## [What to work on]
Reproduce the listing below character for character; drop every image.

## [Data extract]
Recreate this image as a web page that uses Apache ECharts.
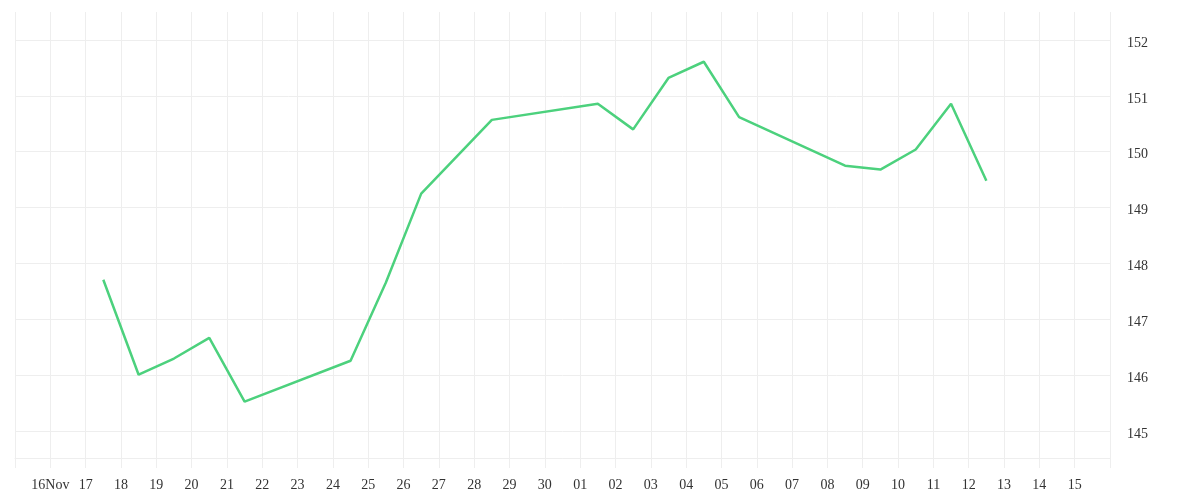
<!DOCTYPE html>
<html>
<head>
<meta charset="utf-8">
<script src="https://cdn.jsdelivr.net/npm/echarts@6/dist/echarts.min.js"></script>
<style>
html,body{margin:0;padding:0;background:#fff;}
#c{width:1200px;height:500px;}
</style>
</head>
<body>
<div id="c"></div>
<script>
const dates = ['2023-11-17','2023-11-18','2023-11-19','2023-11-20','2023-11-21','2023-11-24','2023-11-25','2023-11-26','2023-11-28','2023-12-01','2023-12-02','2023-12-03','2023-12-04','2023-12-05','2023-12-08','2023-12-09','2023-12-10','2023-12-11','2023-12-12'];
const prices = [147.71,146.01,146.30,146.67,145.53,146.26,147.66,149.25,150.57,150.86,150.40,151.32,151.61,150.62,149.75,149.68,150.04,150.86,149.48];
const axisStart = '2023-11-15';
const axisEnd = '2023-12-16';
const monthLabelDay = '2023-11-16';
const monthLabel = '16Nov';

function ts(s, h) { const p = s.split('-').map(Number); return new Date(p[0], p[1]-1, p[2], h||0).getTime(); }
const seriesData = dates.map((d, i) => [ts(d, 12), prices[i]]);
const DAY = 86400000;
const font = 'Liberation Serif';
const gridColor = '#eeeeee';
const xMin = ts(axisStart), xMax = ts(axisEnd);

const chart = echarts.init(document.getElementById('c'));
chart.setOption({
  animation: false,
  grid: {left: 15, right: 90, top: 12, bottom: 42, containLabel: false},
  xAxis: {
    type: 'time',
    min: xMin,
    max: xMax,
    minInterval: DAY,
    maxInterval: DAY,
    axisLine: {show: true, lineStyle: {color: gridColor, width: 1}},
    axisTick: {show: true, length: 10, lineStyle: {color: gridColor}},
    splitLine: {show: true, lineStyle: {color: gridColor, width: 1}},
    axisLabel: {
      margin: 20, color: '#333', fontFamily: font, fontSize: 14,
      hideOverlap: false,
      formatter: function (v) {
        if (Math.abs(v - xMin) < 3600000 || Math.abs(v - xMax) < 3600000) return '';
        const d = new Date(v);
        if (Math.abs(v - ts(monthLabelDay)) < 3600000) return monthLabel;
        return String(d.getDate()).padStart(2, '0');
      }
    }
  },
  yAxis: {
    type: 'value',
    position: 'right',
    min: 144.52,
    max: 152.5,
    splitNumber: 8,
    axisLine: {show: false},
    axisTick: {show: false},
    splitLine: {show: true, lineStyle: {color: [gridColor,gridColor,gridColor,gridColor,gridColor,gridColor,gridColor,gridColor,gridColor,'rgba(0,0,0,0)'], width: 1}},
    axisLabel: {
      showMinLabel: false, showMaxLabel: false, margin: 17,
      formatter: function (v) { return '{a|' + v + '}'; },
      rich: {a: {color: '#333', fontFamily: font, fontSize: 14, padding: [6, 0, 0, 0]}}
    }
  },
  series: [{
    type: 'line',
    data: seriesData,
    showSymbol: false,
    symbol: 'none',
    lineStyle: {color: '#4cd17d', width: 2.5},
    itemStyle: {color: '#4cd17d'}
  }]
});
</script>
</body>
</html>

## [Problem solution]
Recreate this image as a web page that uses Apache ECharts.
<!DOCTYPE html>
<html>
<head>
<meta charset="utf-8">
<script src="https://cdn.jsdelivr.net/npm/echarts@6/dist/echarts.min.js"></script>
<style>
html,body{margin:0;padding:0;background:#fff;}
#c{width:1200px;height:500px;}
</style>
</head>
<body>
<div id="c"></div>
<script>
const dates = ['2023-11-17','2023-11-18','2023-11-19','2023-11-20','2023-11-21','2023-11-24','2023-11-25','2023-11-26','2023-11-28','2023-12-01','2023-12-02','2023-12-03','2023-12-04','2023-12-05','2023-12-08','2023-12-09','2023-12-10','2023-12-11','2023-12-12'];
const prices = [147.71,146.01,146.30,146.67,145.53,146.26,147.66,149.25,150.57,150.86,150.40,151.32,151.61,150.62,149.75,149.68,150.04,150.86,149.48];
const axisStart = '2023-11-15';
const axisEnd = '2023-12-16';
const monthLabelDay = '2023-11-16';
const monthLabel = '16Nov';

function ts(s, h) { const p = s.split('-').map(Number); return new Date(p[0], p[1]-1, p[2], h||0).getTime(); }
const seriesData = dates.map((d, i) => [ts(d, 12), prices[i]]);
const DAY = 86400000;
const font = 'Liberation Serif';
const gridColor = '#eeeeee';
const xMin = ts(axisStart), xMax = ts(axisEnd);

const chart = echarts.init(document.getElementById('c'));
chart.setOption({
  animation: false,
  grid: {left: 15, right: 90, top: 12, bottom: 42, containLabel: false},
  xAxis: {
    type: 'time',
    min: xMin,
    max: xMax,
    minInterval: DAY,
    maxInterval: DAY,
    axisLine: {show: true, lineStyle: {color: gridColor, width: 1}},
    axisTick: {show: true, length: 10, lineStyle: {color: gridColor}},
    splitLine: {show: true, lineStyle: {color: gridColor, width: 1}},
    axisLabel: {
      margin: 20, color: '#333', fontFamily: font, fontSize: 14,
      hideOverlap: false,
      formatter: function (v) {
        if (Math.abs(v - xMin) < 3600000 || Math.abs(v - xMax) < 3600000) return '';
        const d = new Date(v);
        if (Math.abs(v - ts(monthLabelDay)) < 3600000) return monthLabel;
        return String(d.getDate()).padStart(2, '0');
      }
    }
  },
  yAxis: {
    type: 'value',
    position: 'right',
    min: 144.52,
    max: 152.5,
    splitNumber: 8,
    axisLine: {show: false},
    axisTick: {show: false},
    splitLine: {show: true, lineStyle: {color: [gridColor,gridColor,gridColor,gridColor,gridColor,gridColor,gridColor,gridColor,gridColor,'rgba(0,0,0,0)'], width: 1}},
    axisLabel: {
      showMinLabel: false, showMaxLabel: false, margin: 17,
      formatter: function (v) { return '{a|' + v + '}'; },
      rich: {a: {color: '#333', fontFamily: font, fontSize: 14, padding: [6, 0, 0, 0]}}
    }
  },
  series: [{
    type: 'line',
    data: seriesData,
    showSymbol: false,
    symbol: 'none',
    lineStyle: {color: '#4cd17d', width: 2.5},
    itemStyle: {color: '#4cd17d'}
  }]
});
</script>
</body>
</html>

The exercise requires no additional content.